STOCKHOLDER PROPOSALS



	Stockholders who wish to present proposals for action at the
1996 Annual Meeting should submit their proposals in writing to
the Secretary of the Company at the address of the Company set
forth on the first page of this Proxy Statement.  Proposals must
be received by the Secretary no later than May 10, 1997 for
inclusion in next year's proxy statement and proxy card.

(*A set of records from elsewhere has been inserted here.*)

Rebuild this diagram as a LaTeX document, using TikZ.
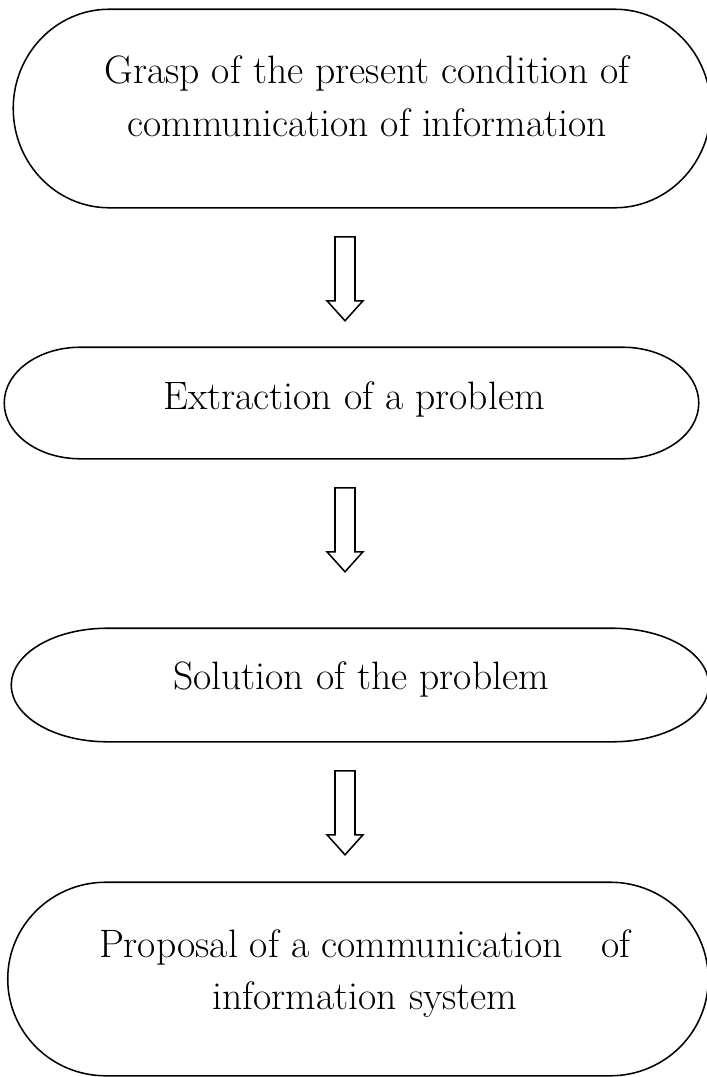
\documentclass[tikz,border=0pt]{standalone}
\usepackage{tikz}
\usetikzlibrary{calc, positioning}

\newcommand{\capsule}[2]{%
  \draw let \p1=(#1.north west), \p2=(#1.south east), \n1={(\y1-\y2)/2} in
    (\x1+#2,\y1) -- (\x2-#2,\y1) arc[start angle=90, end angle=-90, x radius=#2, y radius=\n1]
    -- (\x1+#2,\y2) arc[start angle=270, end angle=90, x radius=#2, y radius=\n1] -- cycle;
}
\newcommand{\flowarrow}[1]{%
  \draw[line join=miter] ($(#1.south -| spine)+(-0.25,-0.725)$) -- ++(0.5,0) -- ++(0,-1.6) -- ++(0.2,0)
    -- ++(-0.45,-0.5) -- ++(-0.45,0.5) -- ++(0.2,0) -- cycle;
}

\begin{document}
\begin{tikzpicture}[line width=1.1pt, txt/.style={align=center, font=\fontsize{28.2}{37.5}\selectfont}]
    \useasboundingbox (0,0) rectangle (17.675,-26.925);

    \node[minimum width=17.4cm, minimum height=4.925cm] (grasp) at (9.05, -2.7125) {};
    \node[minimum width=17.325cm, minimum height=2.75cm] (extract) at (8.7875, -10.075) {};
    \node[minimum width=17.4cm, minimum height=2.8cm] (solve) at (9.0, -17.125) {};
    \node[minimum width=17.475cm, minimum height=4.8cm] (propose) at (8.95, -24.475) {};

    \node[txt] (grasp-text) at (9.175, -2.4) {Grasp of the present condition of\\communication of information};
    \node[txt] (extract-text) at (8.85, -9.975) {Extraction of a problem};
    \node[txt] (solve-text) at (9.025, -16.975) {Solution of the problem};
    \node[txt] (propose-text) at (9.125, -24.3375) {Proposal of a communication\hspace{0.975cm}of\\information system};

    \capsule{grasp}{2.4cm}
    \capsule{extract}{1.9cm}
    \capsule{solve}{2.4cm}
    \capsule{propose}{2.45cm}

    \coordinate (spine) at (8.625, 0);
    \flowarrow{grasp}
    \flowarrow{extract}
    \flowarrow{solve}
\end{tikzpicture}
\end{document}
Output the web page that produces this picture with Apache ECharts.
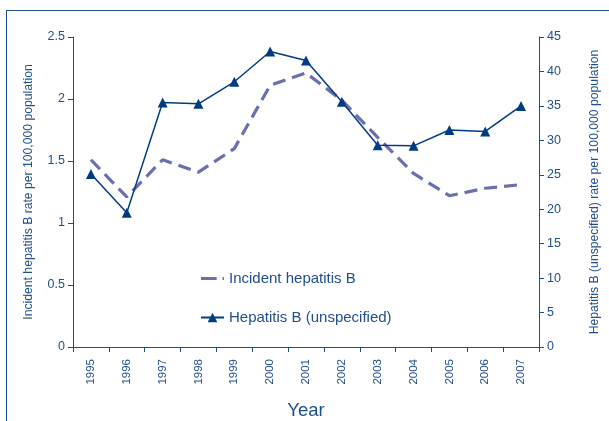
<!DOCTYPE html>
<html>
<head>
<meta charset="utf-8">
<script src="https://cdn.jsdelivr.net/npm/echarts@6/dist/echarts.min.js"></script>
<style>
html,body{margin:0;padding:0;background:#fff;overflow:hidden;}
#frame{position:absolute;left:6px;top:10px;width:700px;height:500px;border:1.5px solid #1F4E8C;box-sizing:border-box;}
#chart{position:absolute;left:0;top:0;width:609px;height:421px;}
</style>
</head>
<body>
<div id="frame"></div>
<div id="chart"></div>
<script>
const years = ['1995','1996','1997','1998','1999','2000','2001','2002','2003','2004','2005','2006','2007'];
const incidentRate = [1.51, 1.21, 1.51, 1.41, 1.60, 2.11, 2.21, 1.99, 1.69, 1.40, 1.22, 1.28, 1.31];
const unspecifiedRate = [25.1, 19.5, 35.5, 35.3, 38.5, 42.9, 41.6, 35.6, 29.3, 29.2, 31.5, 31.3, 35.0];
const leftTicks = {min: 0, max: 2.5, interval: 0.5};
const rightTicks = {min: 0, max: 45, interval: 5};

const txt = '#1F4E8C';
const font = 'Liberation Sans, Arial, sans-serif';
const chart = echarts.init(document.getElementById('chart'));
chart.setOption({
  animation: false,
  textStyle: {fontFamily: font, color: txt},
  grid: {left: 73, right: 70, top: 37, bottom: 74, outerBoundsMode: 'none', containLabel: false},
  legend: {
    orient: 'vertical', left: 195, top: 266, itemGap: 24, itemWidth: 23, itemHeight: 12,
    textStyle: {fontSize: 15, color: txt, fontFamily: font},
    data: [
      {name: 'Incident hepatitis B', icon: 'path://M0,0 L16,0 L16,3 L0,3 Z M22,0 L23.5,0 L23.5,3 L22,3 Z'},
      {name: 'Hepatitis B (unspecified)'}
    ]
  },
  xAxis: {
    type: 'category', data: years, boundaryGap: true,
    name: 'Year', nameLocation: 'middle', nameGap: 54,
    nameTextStyle: {fontSize: 18.5, color: txt, fontFamily: font},
    axisLine: {lineStyle: {color: txt, width: 1}},
    axisTick: {show: true, length: 5, lineStyle: {color: txt}, alignWithLabel: false},
    axisLabel: {rotate: 90, fontSize: 11.5, color: txt, margin: 12, fontFamily: font}
  },
  yAxis: [{
    type: 'value', min: leftTicks.min, max: leftTicks.max, interval: leftTicks.interval,
    name: 'Incident hepatitis B rate per 100,000 population', nameLocation: 'middle', nameGap: 38, nameRotate: 90,
    nameTextStyle: {fontSize: 12.2, color: txt, fontFamily: font},
    axisLine: {show: true, lineStyle: {color: txt}},
    axisTick: {show: true, length: 5, lineStyle: {color: txt}},
    axisLabel: {fontSize: 12.5, color: txt, margin: 8, fontFamily: font},
    splitLine: {show: false}
  }, {
    type: 'value', position: 'right', min: rightTicks.min, max: rightTicks.max, interval: rightTicks.interval,
    name: 'Hepatitis B (unspecified) rate per 100,000 population', nameLocation: 'middle', nameGap: 50, nameRotate: 90,
    nameTextStyle: {fontSize: 12.2, color: txt, fontFamily: font},
    axisLine: {show: true, lineStyle: {color: txt}},
    axisTick: {show: true, length: 5, lineStyle: {color: txt}},
    axisLabel: {fontSize: 12.5, color: txt, margin: 8, fontFamily: font},
    splitLine: {show: false}
  }],
  series: [{
    name: 'Incident hepatitis B', type: 'line', yAxisIndex: 0, data: incidentRate,
    symbol: 'none', z: 2,
    lineStyle: {color: '#6A6FAF', width: 3.2, type: [13, 7]},
    itemStyle: {color: '#6A6FAF'}
  }, {
    name: 'Hepatitis B (unspecified)', type: 'line', yAxisIndex: 1, data: unspecifiedRate,
    symbol: 'triangle', symbolSize: 10, showAllSymbol: true, z: 3,
    lineStyle: {color: '#003C82', width: 1.5},
    itemStyle: {color: '#003C82'}
  }]
});
</script>
</body>
</html>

ANNUAL REPORT TO STOCKHOLDERS



	The Annual Report to stockholders of the Company for the year
ended March 31, 1996, including audited consolidated financial
statements, has been mailed to the stockholders concurrently
herewith, but such report is not incorporated in this Proxy
Statement and is not deemed to be a part of the proxy
solicitation material.



OTHER MATTERS



	The Board of Directors of the Company does not know of any
other matters that are to be presented for action at the Annual
Meeting.  Should any other matters come before the meeting or
any adjournments thereof, the persons named in the enclosed
proxy will have the discretionary authority to vote all proxies
received with respect to such matters in accordance with their
judgments.



	A copy of the Company's Annual Report on Form 10-K, as filed
with the Securities and Exchange Commission (exclusive of
exhibits), will be furnished without charge to any stockholder
upon written request to Stephen M. Katz, Vice President-Finance
and Administration and Chief Financial Officer, 150 River Road,
P.O. Box 517, Montville, New Jersey 07045.



			By Order of the Board of Directors



	

		Stephen M. Katz, Secretary



Montville, New Jersey

September 5, 1996





STOCKHOLDERS ARE URGED TO SPECIFY THEIR CHOICES, DATE, SIGN AND
RETURN THE ENCLOSED PROXY IN THE ENCLOSED ENVELOPE.  PROMPT
RESPONSE IS HELPFUL AND YOUR COOPERATION WILL BE APPRECIATED.